- **AIM**
Below is a block of records: output all of them exactly and leave out the pictures.

[Code that draws figures]
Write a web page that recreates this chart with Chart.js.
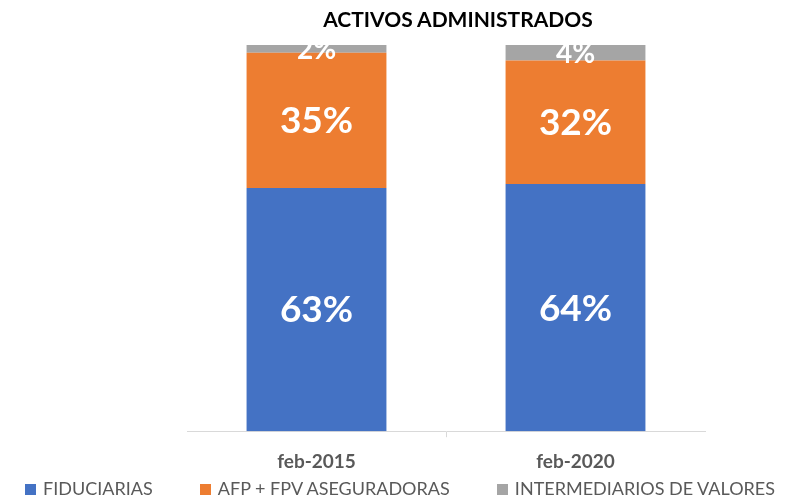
<!DOCTYPE html>
<html>
<head>
<meta charset="utf-8">
<script src="https://cdn.jsdelivr.net/npm/chart.js@4"></script>
<style>
  body { margin: 0; background: #fff; }
  #wrap { position: relative; width: 785px; height: 498px; overflow: hidden; }
  #myChart { position: absolute; left: 0; top: 0; }
  #title {
    position: absolute; left: 358px; top: 6px; width: 200px; text-align: center;
    white-space: nowrap; display: flex; justify-content: center;
    font-family: Lato, sans-serif; font-size: 21px; font-weight: bold; color: #000;
  }
  #legend {
    position: absolute; left: 0; top: 477px; width: 785px; box-sizing: border-box;
    padding: 0 10px 0 25px;
    display: flex; justify-content: space-between;
    font-family: Lato, "Open Sans", sans-serif; font-size: 18px; color: #595959;
  }
  #legend span.box { display: inline-block; width: 11px; height: 11px; margin-right: 7px; }
</style>
</head>
<body>
<div id="wrap">
  <canvas id="myChart" width="785" height="486"></canvas>
  <div id="title">ACTIVOS ADMINISTRADOS</div>
  <div id="legend"></div>
</div>
<script>
// Data
var categories = ["feb-2015", "feb-2020"];
var fiduciarias = [63, 64];
var afpAseguradoras = [35, 32];
var intermediarios = [2, 4];

var seriesNames = ["FIDUCIARIAS", "AFP + FPV ASEGURADORAS", "INTERMEDIARIOS DE VALORES"];
var seriesColors = ["#4472C4", "#ED7D31", "#A5A5A5"];

// white percentage labels centred in each segment
var segmentLabels = {
  id: "segmentLabels",
  afterDatasetsDraw: function (chart) {
    var ctx = chart.ctx;
    ctx.save();
    ctx.fillStyle = "#fff";
    ctx.textAlign = "center";
    ctx.textBaseline = "middle";
    chart.data.datasets.forEach(function (ds, i) {
      var meta = chart.getDatasetMeta(i);
      meta.data.forEach(function (bar, j) {
        var v = ds.data[j];
        var size = v < 10 ? 28 : 37;
        ctx.font = "bold " + size + "px Lato";
        ctx.fillText(v + "%", bar.x, (bar.y + bar.base) / 2 + 1);
      });
    });
    ctx.restore();
  }
};

var ctx = document.getElementById("myChart").getContext("2d");
var myChart = new Chart(ctx, {
  type: "bar",
  data: {
    labels: categories,
    datasets: [
      { label: seriesNames[0], data: fiduciarias, backgroundColor: seriesColors[0] },
      { label: seriesNames[1], data: afpAseguradoras, backgroundColor: seriesColors[1] },
      { label: seriesNames[2], data: intermediarios, backgroundColor: seriesColors[2] },
    ],
  },
  options: {
    responsive: false,
    animation: false,
    layout: { padding: { left: 187, right: 80, top: 45, bottom: 0 } },
    datasets: {
      bar: { categoryPercentage: 1, barPercentage: 0.54 },
    },
    scales: {
      x: {
        stacked: true,
        offset: true,
        border: { color: "#D9D9D9", width: 1 },
        grid: {
          offset: true,
          drawOnChartArea: false,
          tickLength: 6,
          color: function (c) { return c.index === 1 ? "#D9D9D9" : "rgba(0,0,0,0)"; },
        },
        ticks: {
          padding: 13,
          color: "#595959",
          font: { family: "Lato", size: 19, weight: "bold" },
        },
      },
      y: { stacked: true, min: 0, max: 100, display: false },
    },
    plugins: {
      legend: { display: false },
      tooltip: { enabled: false },
      title: { display: false },
    },
  },
  plugins: [segmentLabels],
});

// HTML legend built from the datasets
var legendEl = document.getElementById("legend");
myChart.data.datasets.forEach(function (ds) {
  var item = document.createElement("div");
  item.innerHTML = '<span class="box" style="background:' + ds.backgroundColor + '"></span>' + ds.label;
  legendEl.appendChild(item);
});
</script>
</body>
</html>
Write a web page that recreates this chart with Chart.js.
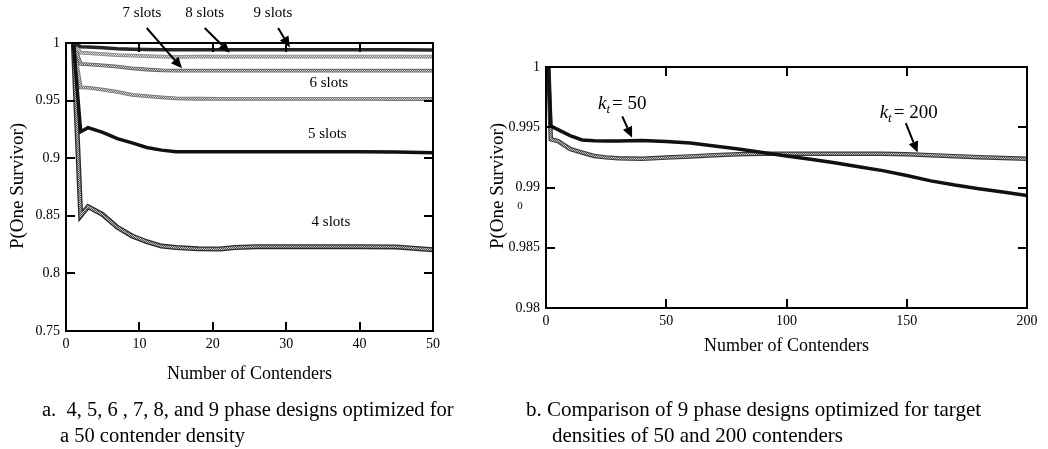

- **SOLVED EXERCISE**
Write a web page that recreates this chart with Chart.js.
<!DOCTYPE html>
<html>
<head>
<meta charset="utf-8">
<script src="https://cdn.jsdelivr.net/npm/chart.js@4"></script>
<style>
  body { margin: 0; background: #fff; }
  #wrap { position: relative; width: 785px; height: 498px; overflow: hidden; }
  #myChart { position: absolute; left: 0; top: 0; }
  #title {
    position: absolute; left: 358px; top: 6px; width: 200px; text-align: center;
    white-space: nowrap; display: flex; justify-content: center;
    font-family: Lato, sans-serif; font-size: 21px; font-weight: bold; color: #000;
  }
  #legend {
    position: absolute; left: 0; top: 477px; width: 785px; box-sizing: border-box;
    padding: 0 10px 0 25px;
    display: flex; justify-content: space-between;
    font-family: Lato, "Open Sans", sans-serif; font-size: 18px; color: #595959;
  }
  #legend span.box { display: inline-block; width: 11px; height: 11px; margin-right: 7px; }
</style>
</head>
<body>
<div id="wrap">
  <canvas id="myChart" width="785" height="486"></canvas>
  <div id="title">ACTIVOS ADMINISTRADOS</div>
  <div id="legend"></div>
</div>
<script>
// Data
var categories = ["feb-2015", "feb-2020"];
var fiduciarias = [63, 64];
var afpAseguradoras = [35, 32];
var intermediarios = [2, 4];

var seriesNames = ["FIDUCIARIAS", "AFP + FPV ASEGURADORAS", "INTERMEDIARIOS DE VALORES"];
var seriesColors = ["#4472C4", "#ED7D31", "#A5A5A5"];

// white percentage labels centred in each segment
var segmentLabels = {
  id: "segmentLabels",
  afterDatasetsDraw: function (chart) {
    var ctx = chart.ctx;
    ctx.save();
    ctx.fillStyle = "#fff";
    ctx.textAlign = "center";
    ctx.textBaseline = "middle";
    chart.data.datasets.forEach(function (ds, i) {
      var meta = chart.getDatasetMeta(i);
      meta.data.forEach(function (bar, j) {
        var v = ds.data[j];
        var size = v < 10 ? 28 : 37;
        ctx.font = "bold " + size + "px Lato";
        ctx.fillText(v + "%", bar.x, (bar.y + bar.base) / 2 + 1);
      });
    });
    ctx.restore();
  }
};

var ctx = document.getElementById("myChart").getContext("2d");
var myChart = new Chart(ctx, {
  type: "bar",
  data: {
    labels: categories,
    datasets: [
      { label: seriesNames[0], data: fiduciarias, backgroundColor: seriesColors[0] },
      { label: seriesNames[1], data: afpAseguradoras, backgroundColor: seriesColors[1] },
      { label: seriesNames[2], data: intermediarios, backgroundColor: seriesColors[2] },
    ],
  },
  options: {
    responsive: false,
    animation: false,
    layout: { padding: { left: 187, right: 80, top: 45, bottom: 0 } },
    datasets: {
      bar: { categoryPercentage: 1, barPercentage: 0.54 },
    },
    scales: {
      x: {
        stacked: true,
        offset: true,
        border: { color: "#D9D9D9", width: 1 },
        grid: {
          offset: true,
          drawOnChartArea: false,
          tickLength: 6,
          color: function (c) { return c.index === 1 ? "#D9D9D9" : "rgba(0,0,0,0)"; },
        },
        ticks: {
          padding: 13,
          color: "#595959",
          font: { family: "Lato", size: 19, weight: "bold" },
        },
      },
      y: { stacked: true, min: 0, max: 100, display: false },
    },
    plugins: {
      legend: { display: false },
      tooltip: { enabled: false },
      title: { display: false },
    },
  },
  plugins: [segmentLabels],
});

// HTML legend built from the datasets
var legendEl = document.getElementById("legend");
myChart.data.datasets.forEach(function (ds) {
  var item = document.createElement("div");
  item.innerHTML = '<span class="box" style="background:' + ds.backgroundColor + '"></span>' + ds.label;
  legendEl.appendChild(item);
});
</script>
</body>
</html>
Write a web page that recreates this chart with Chart.js.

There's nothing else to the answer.